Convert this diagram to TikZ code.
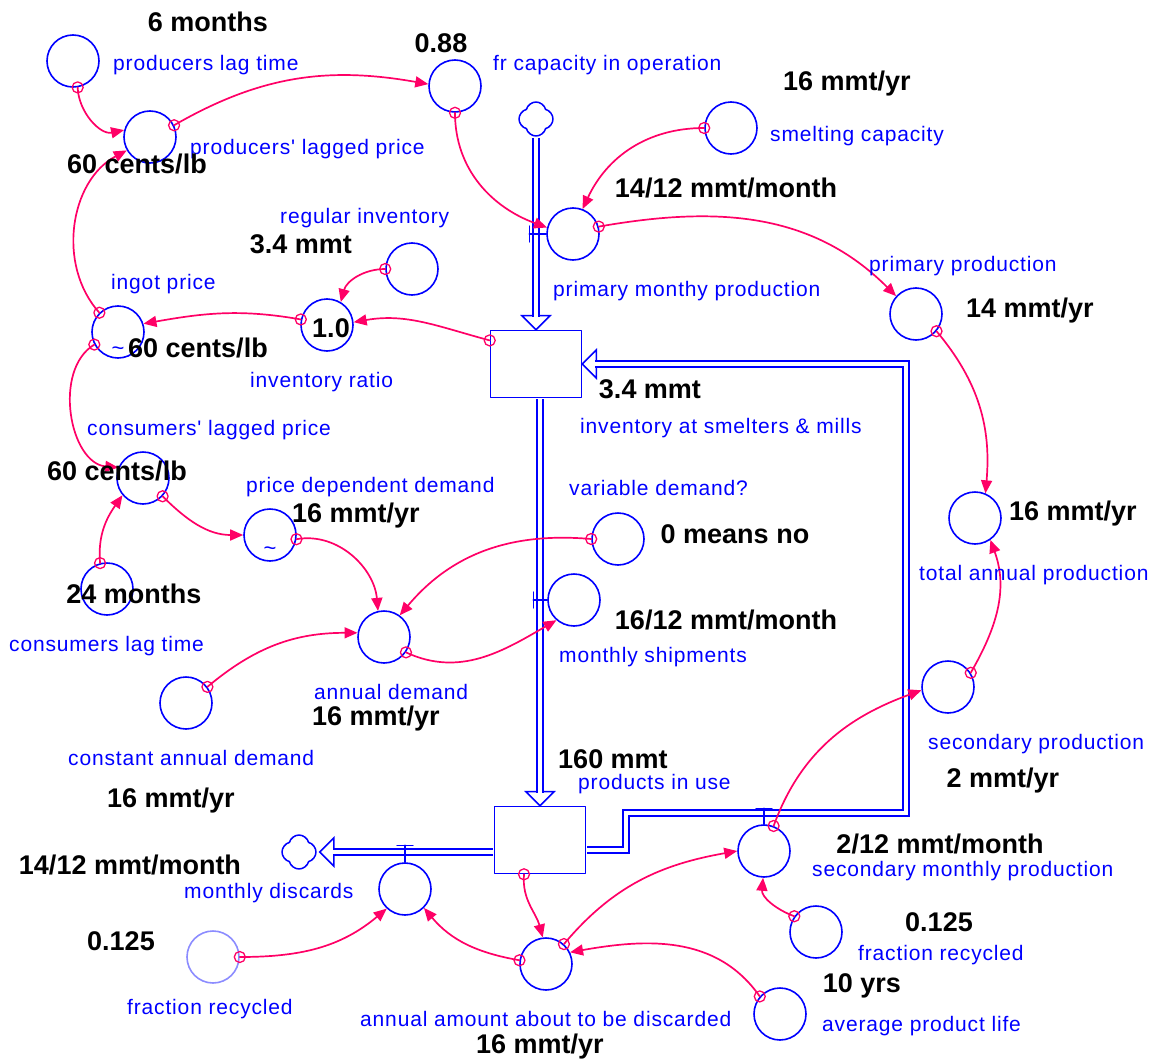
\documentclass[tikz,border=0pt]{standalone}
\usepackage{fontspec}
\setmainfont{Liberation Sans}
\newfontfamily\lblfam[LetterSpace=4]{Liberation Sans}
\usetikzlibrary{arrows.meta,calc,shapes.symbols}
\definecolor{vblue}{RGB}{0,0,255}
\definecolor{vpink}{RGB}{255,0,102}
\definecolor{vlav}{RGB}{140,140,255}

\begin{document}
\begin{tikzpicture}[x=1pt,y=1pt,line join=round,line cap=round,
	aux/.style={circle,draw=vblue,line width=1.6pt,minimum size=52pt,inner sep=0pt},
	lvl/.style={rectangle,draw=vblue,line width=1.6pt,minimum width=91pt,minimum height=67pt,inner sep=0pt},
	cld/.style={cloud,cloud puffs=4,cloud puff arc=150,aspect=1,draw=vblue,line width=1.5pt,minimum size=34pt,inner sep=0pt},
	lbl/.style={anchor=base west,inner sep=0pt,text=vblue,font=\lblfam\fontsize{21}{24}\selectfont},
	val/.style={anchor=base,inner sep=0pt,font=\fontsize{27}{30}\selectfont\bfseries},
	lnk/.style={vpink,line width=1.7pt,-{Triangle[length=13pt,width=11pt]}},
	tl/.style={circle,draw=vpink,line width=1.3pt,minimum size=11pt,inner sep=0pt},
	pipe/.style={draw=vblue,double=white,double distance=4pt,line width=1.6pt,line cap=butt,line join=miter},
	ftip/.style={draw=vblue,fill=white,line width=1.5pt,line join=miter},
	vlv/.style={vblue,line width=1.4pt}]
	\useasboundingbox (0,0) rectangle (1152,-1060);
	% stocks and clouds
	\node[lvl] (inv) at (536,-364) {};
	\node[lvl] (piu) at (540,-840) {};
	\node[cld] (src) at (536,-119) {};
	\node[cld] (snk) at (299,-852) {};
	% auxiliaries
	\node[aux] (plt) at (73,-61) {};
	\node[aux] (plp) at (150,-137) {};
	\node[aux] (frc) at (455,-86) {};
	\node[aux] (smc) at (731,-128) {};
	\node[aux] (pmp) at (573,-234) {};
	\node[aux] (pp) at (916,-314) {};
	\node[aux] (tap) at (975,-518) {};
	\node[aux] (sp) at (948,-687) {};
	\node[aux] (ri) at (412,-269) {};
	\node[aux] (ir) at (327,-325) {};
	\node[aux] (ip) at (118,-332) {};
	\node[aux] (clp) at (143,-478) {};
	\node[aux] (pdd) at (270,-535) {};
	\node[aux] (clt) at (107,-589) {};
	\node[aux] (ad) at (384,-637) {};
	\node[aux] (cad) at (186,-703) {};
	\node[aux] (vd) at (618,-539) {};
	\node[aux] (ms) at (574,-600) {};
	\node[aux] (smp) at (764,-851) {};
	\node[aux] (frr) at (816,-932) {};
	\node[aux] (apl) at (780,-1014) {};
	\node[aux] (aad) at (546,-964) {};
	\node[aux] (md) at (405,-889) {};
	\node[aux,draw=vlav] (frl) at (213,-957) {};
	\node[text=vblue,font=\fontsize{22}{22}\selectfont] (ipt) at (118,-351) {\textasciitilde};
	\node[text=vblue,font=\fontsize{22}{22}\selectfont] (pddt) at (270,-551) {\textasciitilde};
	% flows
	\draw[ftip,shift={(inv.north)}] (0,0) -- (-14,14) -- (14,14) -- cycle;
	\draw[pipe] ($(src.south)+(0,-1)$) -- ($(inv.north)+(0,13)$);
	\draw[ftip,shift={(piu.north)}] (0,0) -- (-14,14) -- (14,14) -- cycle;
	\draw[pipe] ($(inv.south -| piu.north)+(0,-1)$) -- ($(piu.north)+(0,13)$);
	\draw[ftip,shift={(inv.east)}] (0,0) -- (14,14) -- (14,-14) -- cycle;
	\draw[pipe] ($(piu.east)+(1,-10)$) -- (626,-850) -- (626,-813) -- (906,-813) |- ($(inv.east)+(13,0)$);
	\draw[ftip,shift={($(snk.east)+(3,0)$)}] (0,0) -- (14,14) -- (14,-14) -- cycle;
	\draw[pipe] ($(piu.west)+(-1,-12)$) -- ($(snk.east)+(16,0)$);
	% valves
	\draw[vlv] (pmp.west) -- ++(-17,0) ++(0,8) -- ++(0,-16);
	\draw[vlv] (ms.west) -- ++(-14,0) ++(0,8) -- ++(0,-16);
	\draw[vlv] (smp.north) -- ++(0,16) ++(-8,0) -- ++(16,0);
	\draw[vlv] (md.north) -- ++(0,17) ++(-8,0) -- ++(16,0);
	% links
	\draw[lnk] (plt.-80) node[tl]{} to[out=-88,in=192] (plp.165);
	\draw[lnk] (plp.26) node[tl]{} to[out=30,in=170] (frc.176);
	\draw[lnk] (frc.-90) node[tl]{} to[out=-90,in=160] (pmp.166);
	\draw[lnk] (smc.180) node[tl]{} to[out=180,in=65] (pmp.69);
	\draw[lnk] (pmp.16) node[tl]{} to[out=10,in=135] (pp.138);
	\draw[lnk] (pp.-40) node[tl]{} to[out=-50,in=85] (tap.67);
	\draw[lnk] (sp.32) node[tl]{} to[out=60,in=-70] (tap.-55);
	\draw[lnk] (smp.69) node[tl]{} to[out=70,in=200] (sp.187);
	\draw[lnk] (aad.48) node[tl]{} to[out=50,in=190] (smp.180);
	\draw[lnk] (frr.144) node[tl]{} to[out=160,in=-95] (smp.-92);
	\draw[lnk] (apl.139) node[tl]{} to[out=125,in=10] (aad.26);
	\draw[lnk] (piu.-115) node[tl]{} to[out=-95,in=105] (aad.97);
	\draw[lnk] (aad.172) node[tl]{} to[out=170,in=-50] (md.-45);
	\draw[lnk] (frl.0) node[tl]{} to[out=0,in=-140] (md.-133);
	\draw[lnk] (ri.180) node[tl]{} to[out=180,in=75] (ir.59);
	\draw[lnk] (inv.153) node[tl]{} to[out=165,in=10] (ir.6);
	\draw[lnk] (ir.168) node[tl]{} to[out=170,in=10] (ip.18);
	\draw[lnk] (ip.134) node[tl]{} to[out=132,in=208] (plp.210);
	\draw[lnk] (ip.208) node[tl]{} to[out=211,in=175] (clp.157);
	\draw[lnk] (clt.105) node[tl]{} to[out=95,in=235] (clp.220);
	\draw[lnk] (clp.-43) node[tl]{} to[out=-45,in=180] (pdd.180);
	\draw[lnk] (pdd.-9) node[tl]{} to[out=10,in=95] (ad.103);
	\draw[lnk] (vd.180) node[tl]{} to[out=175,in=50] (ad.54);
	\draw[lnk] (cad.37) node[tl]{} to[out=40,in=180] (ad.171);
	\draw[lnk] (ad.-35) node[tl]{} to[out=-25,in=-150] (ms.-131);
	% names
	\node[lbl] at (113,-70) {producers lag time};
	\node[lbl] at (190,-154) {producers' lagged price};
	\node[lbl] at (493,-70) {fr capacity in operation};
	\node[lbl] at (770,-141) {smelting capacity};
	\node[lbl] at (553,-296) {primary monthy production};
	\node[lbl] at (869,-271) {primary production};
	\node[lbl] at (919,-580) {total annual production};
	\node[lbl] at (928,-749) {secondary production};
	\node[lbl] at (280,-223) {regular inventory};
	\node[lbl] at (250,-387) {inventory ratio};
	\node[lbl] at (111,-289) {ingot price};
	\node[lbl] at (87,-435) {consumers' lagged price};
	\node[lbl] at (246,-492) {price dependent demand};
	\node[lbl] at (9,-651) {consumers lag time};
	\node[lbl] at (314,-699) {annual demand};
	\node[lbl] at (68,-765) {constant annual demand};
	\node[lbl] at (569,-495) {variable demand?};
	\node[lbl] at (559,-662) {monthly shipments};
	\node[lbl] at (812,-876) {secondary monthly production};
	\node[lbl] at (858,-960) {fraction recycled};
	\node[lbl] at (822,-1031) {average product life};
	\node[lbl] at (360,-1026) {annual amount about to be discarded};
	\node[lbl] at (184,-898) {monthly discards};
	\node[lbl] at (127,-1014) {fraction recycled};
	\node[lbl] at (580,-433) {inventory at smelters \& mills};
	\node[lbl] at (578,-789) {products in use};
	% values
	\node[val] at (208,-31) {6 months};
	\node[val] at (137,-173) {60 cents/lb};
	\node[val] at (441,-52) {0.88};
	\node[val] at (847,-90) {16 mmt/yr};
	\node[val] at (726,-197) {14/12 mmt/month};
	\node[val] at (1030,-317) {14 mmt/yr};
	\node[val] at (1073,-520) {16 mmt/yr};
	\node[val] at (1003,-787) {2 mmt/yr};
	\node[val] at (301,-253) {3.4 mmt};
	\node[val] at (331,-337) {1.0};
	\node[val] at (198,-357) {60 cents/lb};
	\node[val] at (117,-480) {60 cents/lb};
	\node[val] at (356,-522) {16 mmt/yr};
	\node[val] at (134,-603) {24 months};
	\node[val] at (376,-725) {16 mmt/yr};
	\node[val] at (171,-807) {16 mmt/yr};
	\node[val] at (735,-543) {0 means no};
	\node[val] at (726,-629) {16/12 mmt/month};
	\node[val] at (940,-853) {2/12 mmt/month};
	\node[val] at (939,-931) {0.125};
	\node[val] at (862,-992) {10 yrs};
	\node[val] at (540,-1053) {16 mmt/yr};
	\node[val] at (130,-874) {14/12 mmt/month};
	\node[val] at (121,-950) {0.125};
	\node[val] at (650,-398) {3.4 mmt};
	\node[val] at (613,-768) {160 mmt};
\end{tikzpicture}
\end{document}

--

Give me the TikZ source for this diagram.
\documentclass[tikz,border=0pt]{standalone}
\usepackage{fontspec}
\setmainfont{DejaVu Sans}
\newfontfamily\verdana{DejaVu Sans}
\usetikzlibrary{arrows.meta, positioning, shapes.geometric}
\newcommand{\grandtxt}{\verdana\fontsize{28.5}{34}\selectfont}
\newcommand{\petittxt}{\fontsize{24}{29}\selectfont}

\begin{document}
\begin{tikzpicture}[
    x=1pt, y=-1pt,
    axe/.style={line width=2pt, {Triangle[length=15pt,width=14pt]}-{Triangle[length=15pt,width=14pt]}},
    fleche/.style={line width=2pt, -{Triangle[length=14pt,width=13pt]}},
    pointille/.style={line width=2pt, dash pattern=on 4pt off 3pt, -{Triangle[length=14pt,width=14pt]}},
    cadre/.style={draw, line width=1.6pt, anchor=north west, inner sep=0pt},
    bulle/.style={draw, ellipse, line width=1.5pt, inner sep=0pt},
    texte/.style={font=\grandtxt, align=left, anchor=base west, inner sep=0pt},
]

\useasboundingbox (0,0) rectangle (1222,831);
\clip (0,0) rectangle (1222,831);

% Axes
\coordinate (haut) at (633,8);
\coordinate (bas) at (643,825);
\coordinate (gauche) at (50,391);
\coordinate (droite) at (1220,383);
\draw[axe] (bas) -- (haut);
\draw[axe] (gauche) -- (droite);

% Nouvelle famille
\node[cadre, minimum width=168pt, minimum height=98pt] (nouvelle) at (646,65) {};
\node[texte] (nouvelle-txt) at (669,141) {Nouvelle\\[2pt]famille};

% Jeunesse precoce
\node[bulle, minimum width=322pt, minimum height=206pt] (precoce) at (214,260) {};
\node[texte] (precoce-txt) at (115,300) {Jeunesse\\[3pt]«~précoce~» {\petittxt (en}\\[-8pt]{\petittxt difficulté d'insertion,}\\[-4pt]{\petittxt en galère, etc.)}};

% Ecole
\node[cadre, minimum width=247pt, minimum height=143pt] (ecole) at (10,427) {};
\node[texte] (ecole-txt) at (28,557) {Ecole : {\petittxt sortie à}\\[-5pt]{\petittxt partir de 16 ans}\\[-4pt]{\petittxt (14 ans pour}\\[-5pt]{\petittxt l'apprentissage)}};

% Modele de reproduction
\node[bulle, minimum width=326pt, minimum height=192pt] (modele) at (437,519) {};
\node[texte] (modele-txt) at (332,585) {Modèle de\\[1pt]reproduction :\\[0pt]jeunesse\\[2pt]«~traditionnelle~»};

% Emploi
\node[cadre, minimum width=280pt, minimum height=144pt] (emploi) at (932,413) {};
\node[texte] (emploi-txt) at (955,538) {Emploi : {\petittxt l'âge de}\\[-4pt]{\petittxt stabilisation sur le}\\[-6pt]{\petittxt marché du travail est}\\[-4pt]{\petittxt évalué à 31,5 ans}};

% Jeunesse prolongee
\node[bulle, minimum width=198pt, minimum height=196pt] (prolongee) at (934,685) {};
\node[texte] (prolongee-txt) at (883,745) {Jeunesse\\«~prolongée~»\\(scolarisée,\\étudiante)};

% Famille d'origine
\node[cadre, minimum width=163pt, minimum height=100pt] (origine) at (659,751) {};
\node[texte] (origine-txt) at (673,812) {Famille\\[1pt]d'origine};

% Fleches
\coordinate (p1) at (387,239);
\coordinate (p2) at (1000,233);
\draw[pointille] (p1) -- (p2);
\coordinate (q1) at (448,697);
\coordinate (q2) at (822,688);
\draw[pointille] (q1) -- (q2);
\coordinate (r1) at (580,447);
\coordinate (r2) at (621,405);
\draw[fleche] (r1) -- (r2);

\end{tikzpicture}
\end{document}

---

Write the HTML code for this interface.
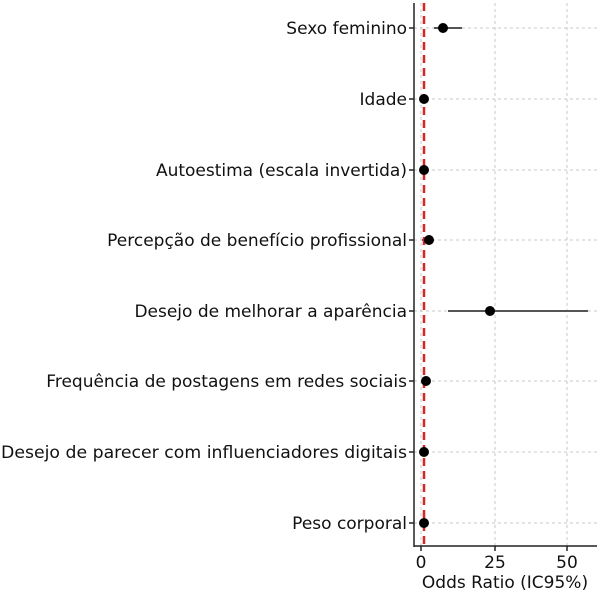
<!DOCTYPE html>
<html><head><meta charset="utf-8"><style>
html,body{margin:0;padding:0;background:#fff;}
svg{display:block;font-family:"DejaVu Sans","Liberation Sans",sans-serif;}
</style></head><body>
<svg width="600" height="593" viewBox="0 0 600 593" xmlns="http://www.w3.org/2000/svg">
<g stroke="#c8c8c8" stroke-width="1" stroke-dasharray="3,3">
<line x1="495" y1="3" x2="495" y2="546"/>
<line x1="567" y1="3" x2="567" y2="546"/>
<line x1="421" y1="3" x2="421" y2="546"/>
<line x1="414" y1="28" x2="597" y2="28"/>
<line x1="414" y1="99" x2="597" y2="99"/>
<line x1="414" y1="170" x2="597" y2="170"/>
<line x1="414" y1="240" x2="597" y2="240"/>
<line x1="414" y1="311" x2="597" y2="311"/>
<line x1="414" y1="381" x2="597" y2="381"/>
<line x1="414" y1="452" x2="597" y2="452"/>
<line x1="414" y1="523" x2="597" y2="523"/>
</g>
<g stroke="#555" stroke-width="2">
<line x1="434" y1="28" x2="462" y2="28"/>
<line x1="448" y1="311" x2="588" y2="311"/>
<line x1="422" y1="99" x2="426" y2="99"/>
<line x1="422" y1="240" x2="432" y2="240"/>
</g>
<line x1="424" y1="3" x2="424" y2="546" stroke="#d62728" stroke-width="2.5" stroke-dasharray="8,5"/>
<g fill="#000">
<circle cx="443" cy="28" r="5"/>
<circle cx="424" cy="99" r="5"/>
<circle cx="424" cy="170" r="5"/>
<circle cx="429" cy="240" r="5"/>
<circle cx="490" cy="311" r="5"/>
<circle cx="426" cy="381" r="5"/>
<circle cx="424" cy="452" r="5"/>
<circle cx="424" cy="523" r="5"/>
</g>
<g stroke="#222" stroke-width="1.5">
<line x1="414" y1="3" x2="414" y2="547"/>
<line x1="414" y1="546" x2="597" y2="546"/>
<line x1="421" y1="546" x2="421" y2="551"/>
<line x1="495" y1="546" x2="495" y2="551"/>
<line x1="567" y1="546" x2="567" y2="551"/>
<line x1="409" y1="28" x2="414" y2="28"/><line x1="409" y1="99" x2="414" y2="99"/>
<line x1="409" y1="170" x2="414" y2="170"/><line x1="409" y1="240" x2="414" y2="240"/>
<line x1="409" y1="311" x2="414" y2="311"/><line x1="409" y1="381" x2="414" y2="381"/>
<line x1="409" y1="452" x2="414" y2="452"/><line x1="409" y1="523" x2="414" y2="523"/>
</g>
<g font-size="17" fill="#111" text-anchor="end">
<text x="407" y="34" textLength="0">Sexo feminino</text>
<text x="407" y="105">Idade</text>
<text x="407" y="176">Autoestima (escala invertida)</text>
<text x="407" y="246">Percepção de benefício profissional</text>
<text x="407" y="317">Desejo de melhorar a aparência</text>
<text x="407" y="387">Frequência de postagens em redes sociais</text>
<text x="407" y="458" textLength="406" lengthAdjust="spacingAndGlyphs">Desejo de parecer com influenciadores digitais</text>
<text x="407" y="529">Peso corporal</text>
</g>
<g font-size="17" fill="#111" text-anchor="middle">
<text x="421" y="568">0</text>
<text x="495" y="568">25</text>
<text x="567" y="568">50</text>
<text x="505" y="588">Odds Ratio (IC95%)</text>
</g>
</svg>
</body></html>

- Written request: Using the data above, reproduce exactly the lines from the line that contains "Give me the TikZ source for this diagram." through the line that contains "(modele-txt) at (332,585)", including both.

- Complete response:
Give me the TikZ source for this diagram.
\documentclass[tikz,border=0pt]{standalone}
\usepackage{fontspec}
\setmainfont{DejaVu Sans}
\newfontfamily\verdana{DejaVu Sans}
\usetikzlibrary{arrows.meta, positioning, shapes.geometric}
\newcommand{\grandtxt}{\verdana\fontsize{28.5}{34}\selectfont}
\newcommand{\petittxt}{\fontsize{24}{29}\selectfont}

\begin{document}
\begin{tikzpicture}[
    x=1pt, y=-1pt,
    axe/.style={line width=2pt, {Triangle[length=15pt,width=14pt]}-{Triangle[length=15pt,width=14pt]}},
    fleche/.style={line width=2pt, -{Triangle[length=14pt,width=13pt]}},
    pointille/.style={line width=2pt, dash pattern=on 4pt off 3pt, -{Triangle[length=14pt,width=14pt]}},
    cadre/.style={draw, line width=1.6pt, anchor=north west, inner sep=0pt},
    bulle/.style={draw, ellipse, line width=1.5pt, inner sep=0pt},
    texte/.style={font=\grandtxt, align=left, anchor=base west, inner sep=0pt},
]

\useasboundingbox (0,0) rectangle (1222,831);
\clip (0,0) rectangle (1222,831);

% Axes
\coordinate (haut) at (633,8);
\coordinate (bas) at (643,825);
\coordinate (gauche) at (50,391);
\coordinate (droite) at (1220,383);
\draw[axe] (bas) -- (haut);
\draw[axe] (gauche) -- (droite);

% Nouvelle famille
\node[cadre, minimum width=168pt, minimum height=98pt] (nouvelle) at (646,65) {};
\node[texte] (nouvelle-txt) at (669,141) {Nouvelle\\[2pt]famille};

% Jeunesse precoce
\node[bulle, minimum width=322pt, minimum height=206pt] (precoce) at (214,260) {};
\node[texte] (precoce-txt) at (115,300) {Jeunesse\\[3pt]«~précoce~» {\petittxt (en}\\[-8pt]{\petittxt difficulté d'insertion,}\\[-4pt]{\petittxt en galère, etc.)}};

% Ecole
\node[cadre, minimum width=247pt, minimum height=143pt] (ecole) at (10,427) {};
\node[texte] (ecole-txt) at (28,557) {Ecole : {\petittxt sortie à}\\[-5pt]{\petittxt partir de 16 ans}\\[-4pt]{\petittxt (14 ans pour}\\[-5pt]{\petittxt l'apprentissage)}};

% Modele de reproduction
\node[bulle, minimum width=326pt, minimum height=192pt] (modele) at (437,519) {};
\node[texte] (modele-txt) at (332,585) {Modèle de\\[1pt]reproduction :\\[0pt]jeunesse\\[2pt]«~traditionnelle~»};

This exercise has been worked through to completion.